Bakpia Patuk

Tidak hanya warga Pathuk yang membuat bakpia, salah satu produsen bakpia “pribumi” alias warga Yogyakarta yang cukup populer adalah pada tahun 70-an adalah Nitigurnito yang tinggal di daerah Taman sari. Bakpia buatanya agak berbeda dengan buatan warga Pathuk. Bakpia Nitigurnito lapisan kulitnya lebih tebal, berwarna putih dengan bagian tengah menjadi kecoklatan karena dipanggang, sedangkan Bakpia Pathuk berkulit tipis dan mudah rontok.

Dengan segera, bakpia Nitigurnito menginspirasi warga sekitar Tamansari untuk memproduksi dan membuka toko bakpia. Bahkan bagi warga asli Yogyakarta, Bakpia Tamansarilah yang dianggap sebagai bakpia khas Yogyakarta. Namun tampaknya etos dagang orang Jwa tidak seulet orang Tionghoa. Toko bakpia di daerah Tamansari tidak bertahan lama, banyak toko yang tutup, sehingga industri Bakpia di wilayah itu terpuruk dan tak meninggalkan sisa.

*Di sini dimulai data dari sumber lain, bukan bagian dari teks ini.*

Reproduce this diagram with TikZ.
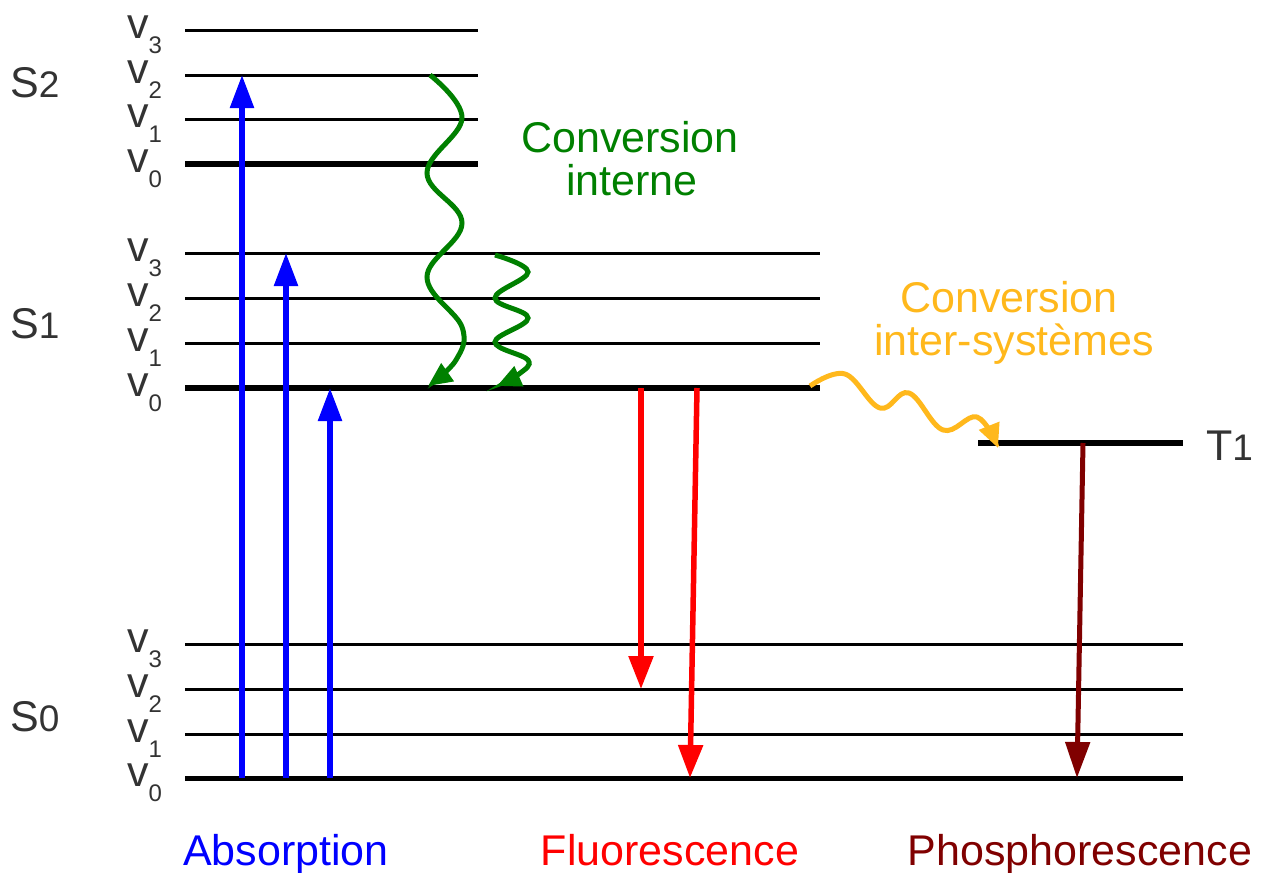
\documentclass[tikz,border=0pt]{standalone}
\usepackage{fontspec}
\setmainfont{Liberation Sans}
\usetikzlibrary{arrows.meta}

\definecolor{labelgray}{HTML}{333333}
\definecolor{absblue}{RGB}{0,0,255}
\definecolor{fluored}{RGB}{255,0,0}
\definecolor{phosred}{RGB}{128,0,0}
\definecolor{icgreen}{RGB}{0,128,0}
\definecolor{iscorange}{RGB}{255,184,28}

\newcommand{\bigtext}{\fontsize{43}{48}\selectfont}
\newcommand{\vsub}[1]{\raisebox{-15pt}{\fontsize{24}{24}\selectfont #1}}
\newcommand{\stnum}[1]{{\fontsize{37}{37}\selectfont #1}}

\tikzset{
  thinlevel/.style={line width=3pt},
  thicklevel/.style={line width=5.5pt},
  vlabel/.style={anchor=base west, inner sep=0pt, text=labelgray, font=\bigtext},
  statelabel/.style={anchor=base west, inner sep=0pt, text=labelgray, font=\bigtext},
  caption/.style={anchor=base, inner sep=0pt, font=\bigtext},
  absarrow/.style={draw=absblue, line width=5.5pt, -{Triangle[length=33pt,width=23pt]}},
  fluoarrow/.style={draw=fluored, line width=5.5pt, -{Triangle[length=33pt,width=24pt]}},
  phosarrow/.style={draw=phosred, line width=5pt, -{Triangle[length=36pt,width=24pt]}},
  icarrow/.style={draw=icgreen, line width=5pt, -{Triangle[length=24pt,width=21pt]}},
  iscarrow/.style={draw=iscorange, line width=5pt, -{Triangle[length=24pt,width=21pt]}},
}

\begin{document}
\begin{tikzpicture}[x=1pt,y=-1pt]
        \useasboundingbox (0,0) rectangle (1267,873);
        %
        % S2 levels
        \foreach \n/\y/\w in {3/30.5/thinlevel,2/75/thinlevel,1/119.5/thinlevel,0/164/thicklevel}{
          \draw[\w] (185,\y) coordinate (S2v\n w) -- (478,\y) coordinate (S2v\n e);
          \node[vlabel] (S2v\n) at (127,\y+8) {v\vsub{\n}};
        }
        % S1 levels
        \foreach \n/\y/\w in {3/253/thinlevel,2/298/thinlevel,1/343/thinlevel,0/388/thicklevel}{
          \draw[\w] (185,\y) coordinate (S1v\n w) -- (820,\y) coordinate (S1v\n e);
          \node[vlabel] (S1v\n) at (127,\y+8) {v\vsub{\n}};
        }
        % S0 levels
        \foreach \n/\y/\w in {3/644/thinlevel,2/689/thinlevel,1/734/thinlevel,0/778.5/thicklevel}{
          \draw[\w] (185,\y) coordinate (S0v\n w) -- (1183,\y) coordinate (S0v\n e);
          \node[vlabel] (S0v\n) at (127,\y+8) {v\vsub{\n}};
        }
        % T1 level
        \draw[thicklevel] (978,443) coordinate (T1w) -- (1183,443) coordinate (T1e);
        %
        \node[statelabel] (S2) at (10,97) {S\stnum{2}};
        \node[statelabel] (S1) at (10,338) {S\stnum{1}};
        \node[statelabel] (S0) at (10,731) {S\stnum{0}};
        \node[statelabel] (T1) at (1206,460) {T\stnum{1}};
        %
        % absorption
        \coordinate (absAs) at (242,778);
        \coordinate (absAe) at (242,75);
        \coordinate (absBs) at (286,778);
        \coordinate (absBe) at (286,253);
        \coordinate (absCs) at (330,778);
        \coordinate (absCe) at (330,388);
        \draw[absarrow] (absAs) -- (absAe);
        \draw[absarrow] (absBs) -- (absBe);
        \draw[absarrow] (absCs) -- (absCe);
        %
        % fluorescence
        \coordinate (fluoAs) at (641,388);
        \coordinate (fluoAe) at (641,689);
        \coordinate (fluoBs) at (697,388);
        \coordinate (fluoBe) at (690,778);
        \draw[fluoarrow] (fluoAs) -- (fluoAe);
        \draw[fluoarrow] (fluoBs) -- (fluoBe);
        %
        % phosphorescence
        \coordinate (phosS) at (1083,443);
        \coordinate (phosE) at (1077,778);
        \draw[phosarrow] (phosS) -- (phosE);
        %
        % internal conversion
        \coordinate (icAs) at (430,75);
        \coordinate (icAe) at (428,386);
        \coordinate (icBs) at (495,255);
        \coordinate (icBe) at (497,386);
        \draw[icarrow] plot[smooth, tension=0.65] coordinates {(icAs) (462,118) (427,173) (462,223) (427,277) (462,327) (456,360) (icAe)};
        \draw[icarrow] plot[smooth, tension=0.65] coordinates {(icBs) (528,272) (495,298) (528,318) (495,342) (528,360) (519,374) (icBe)};
        %
        % intersystem crossing
        \coordinate (iscS) at (810,386);
        \coordinate (iscE) at (998,448);
        \draw[iscarrow] plot[smooth, tension=0.65] coordinates {(iscS) (845,374) (880,408) (909,393) (943,430) (977,417) (iscE)};
        %
        \node[caption, text=icgreen] (icline1) at (630,152) {Conversion};
        \node[caption, text=icgreen] (icline2) at (632,195) {interne};
        \node[caption, text=iscorange] (iscline1) at (1009,312) {Conversion};
        \node[caption, text=iscorange] (iscline2) at (1014,355) {inter-systèmes};
        %
        \node[caption, text=absblue] (absorption) at (286,865) {Absorption};
        \node[caption, text=fluored] (fluorescence) at (670,865) {Fluorescence};
        \node[caption, text=phosred] (phosphorescence) at (1080,865) {Phosphorescence};
      \end{tikzpicture}
\end{document}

Karena banyaknya warga Pathuk yang membuat usaha Homea, maka kawasan tersebut dikenal sebagai sentral pembuatan dan penjualan Bakpia yang paling terkenal di Yogyakarta. Kemasan Bakpianya pun tampil dengan kemasan baru dengan merek dagang sesuai dengan nomor rumah seperti 75,55,25 dan lainnya. Kemudian diikuti munculnya bakpia-bakpia dengan inovasi yang berbeda. Demikian pesatnya perkembangan “kue oleh-oleh” itu hingga mencapai booming sekitar tahun 1992 sampai sekarang sehingga menjadi ikon wisata kota Yogyakarta dalam hal pusat oleh-oleh khas kota Yogyakarta.